31 Directors' indemnity
31.1 Subject to the provision of the Companies Acts, every member of the Board of Directors, officer or any trustee of the Chamber shall be indemnified out of the Chamber's assets against all actions, costs, charges, expenses, losses and liabilities incurred by them in the conduct of the Chamber's business or in the discharge of their duties.
31.2 No member of the Board of Directors or officer of the Chamber shall be liable for the acts or omissions of any other member of the Board of Directors or officer or by reason of them having joined in any receipt of money not received by them personally or for any loss on account of the insufficiency of any security in or upon which any monies of the Chamber shall be invested or for any loss incurred through any banker, broker or other agent.
PART 4: MISCELLANEOUS
32 The Executive Office
32.1 The Board of Directors may at their sole discretion appoint, and remove, executive assistants (the "Executive Assistants") upon such terms and conditions and with such restrictions as they think fit to assist with the running of the Chamber.
32.2 The Executive Assistants may or may not be a Director and shall receive such remuneration as the Board of Directors may determine.
33.1 The Board of Directors may from time to time appoint a trustee or trustees from among their number, or otherwise, to hold any property of the Chamber upon such terms and conditions as the Board of Directors thinks fit.
33.2 On the appointment of any new trustee, the Board of Directors shall direct, cause and procure such funds of the Chamber, as shall be vested in any trustee for the Chamber, to be conveyed, assigned or otherwise transferred or assured to such trustee.
34.1 If the Chamber has a Seal, it shall only be used with the authority of the Directors.
34.2 Unless otherwise decided by the Directors, if the Chamber has a Seal and it is affixed to a document, the document must also be signed by at least another Director in the presence of a witness who attests the signature.
35.1 Any notice may be served by the Chamber upon any Members either:
(b) by electronic mail (to an address notified by the Member in writing);
(c) by post (with postage delivery paid) addressed to the registered office or residential address (as applicable) of the Member; or
(d) by advertisement in at least two London-based national daily newspapers.
35.2 Any notice sent:
(a) personally, is treated as being delivered at the time it is handed to or left for the Member;
(b) by electronic mail, is treated as being delivered at the time it was sent;
(c) by post, is treated as being delivered 72 hours after it was posted provided that the same was properly addressed and posted; and
(d) by advertisement, is treated as being delivered at midday on the day when the last advertisement appears in the newspapers.

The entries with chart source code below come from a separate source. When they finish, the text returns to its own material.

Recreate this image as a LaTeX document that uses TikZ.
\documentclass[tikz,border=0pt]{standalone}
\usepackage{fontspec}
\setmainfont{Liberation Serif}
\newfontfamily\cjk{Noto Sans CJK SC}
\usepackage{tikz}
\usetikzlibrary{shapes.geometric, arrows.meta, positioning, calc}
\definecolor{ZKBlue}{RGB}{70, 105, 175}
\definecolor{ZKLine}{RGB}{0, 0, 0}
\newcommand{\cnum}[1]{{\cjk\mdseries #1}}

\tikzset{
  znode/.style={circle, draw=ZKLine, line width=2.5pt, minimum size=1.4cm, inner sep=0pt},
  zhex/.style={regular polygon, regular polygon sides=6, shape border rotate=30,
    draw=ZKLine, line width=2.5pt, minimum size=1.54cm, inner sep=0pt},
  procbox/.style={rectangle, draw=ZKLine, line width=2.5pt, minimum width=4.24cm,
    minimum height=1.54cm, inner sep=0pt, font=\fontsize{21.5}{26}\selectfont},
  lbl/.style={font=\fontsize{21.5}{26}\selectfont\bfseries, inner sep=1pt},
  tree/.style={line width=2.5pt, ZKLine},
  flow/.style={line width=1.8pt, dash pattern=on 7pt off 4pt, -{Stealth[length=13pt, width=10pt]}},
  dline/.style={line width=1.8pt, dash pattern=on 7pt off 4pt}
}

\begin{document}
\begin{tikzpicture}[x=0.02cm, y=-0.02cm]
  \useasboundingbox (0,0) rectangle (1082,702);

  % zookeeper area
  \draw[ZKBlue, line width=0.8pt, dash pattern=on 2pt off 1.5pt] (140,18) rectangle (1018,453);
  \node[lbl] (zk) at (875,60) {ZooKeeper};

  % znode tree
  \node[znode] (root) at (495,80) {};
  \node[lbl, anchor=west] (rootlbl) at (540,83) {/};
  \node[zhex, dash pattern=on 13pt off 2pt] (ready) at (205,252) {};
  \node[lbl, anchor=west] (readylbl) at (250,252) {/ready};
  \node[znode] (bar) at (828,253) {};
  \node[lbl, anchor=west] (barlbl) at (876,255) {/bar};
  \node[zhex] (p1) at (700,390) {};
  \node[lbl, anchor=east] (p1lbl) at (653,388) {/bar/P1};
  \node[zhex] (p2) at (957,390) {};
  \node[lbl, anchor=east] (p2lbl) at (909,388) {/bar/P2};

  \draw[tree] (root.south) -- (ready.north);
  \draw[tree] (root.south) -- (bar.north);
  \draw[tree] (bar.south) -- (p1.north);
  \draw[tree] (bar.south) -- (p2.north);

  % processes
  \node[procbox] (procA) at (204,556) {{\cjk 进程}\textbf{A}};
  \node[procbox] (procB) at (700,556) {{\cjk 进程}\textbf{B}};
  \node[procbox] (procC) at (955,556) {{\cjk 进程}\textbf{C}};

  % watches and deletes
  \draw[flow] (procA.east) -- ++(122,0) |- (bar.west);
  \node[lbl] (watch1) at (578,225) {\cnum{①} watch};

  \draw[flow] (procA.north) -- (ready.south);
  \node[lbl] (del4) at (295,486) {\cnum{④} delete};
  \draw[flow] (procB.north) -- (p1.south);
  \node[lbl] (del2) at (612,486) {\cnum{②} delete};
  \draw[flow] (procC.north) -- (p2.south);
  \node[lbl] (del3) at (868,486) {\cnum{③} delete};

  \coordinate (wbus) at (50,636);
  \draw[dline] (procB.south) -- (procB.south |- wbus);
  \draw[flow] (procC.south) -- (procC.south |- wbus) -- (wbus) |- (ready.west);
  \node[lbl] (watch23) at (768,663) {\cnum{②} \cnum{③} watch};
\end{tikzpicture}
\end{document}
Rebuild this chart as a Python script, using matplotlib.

36.1 The Directors may appoint any person who is willing to act as the secretary for such term, at such remuneration and upon such conditions as they may think fit and may from time to time remove such person, and if the Directors so decide, appoint a replacement, in each case by a decision of the Directors.
37.1 The Board of Directors may from time to time make such rules ("Rules") as they may deem necessary for the proper conduct or management of the Chamber and for the purposes of prescribing classes and conditions of membership. Such Rules may regulate:
(a) the admission of Members, the continuance of their membership and its termination;
(b) classes of membership, rights and privileges associated with each class and any membership fees or other payments to be made;
(c) the conduct of Members to one other; and
(d) the procedure at general meetings in so far as that procedure is not regulated by the Articles or the Companies Acts.
37.2 The Directors shall have power to alter, add to or repeal the Rules and shall inform Members of such amendments. The Rules shall be binding on all Members provided that no Rules shall be inconsistent with, affect or repeal anything contained in the Articles.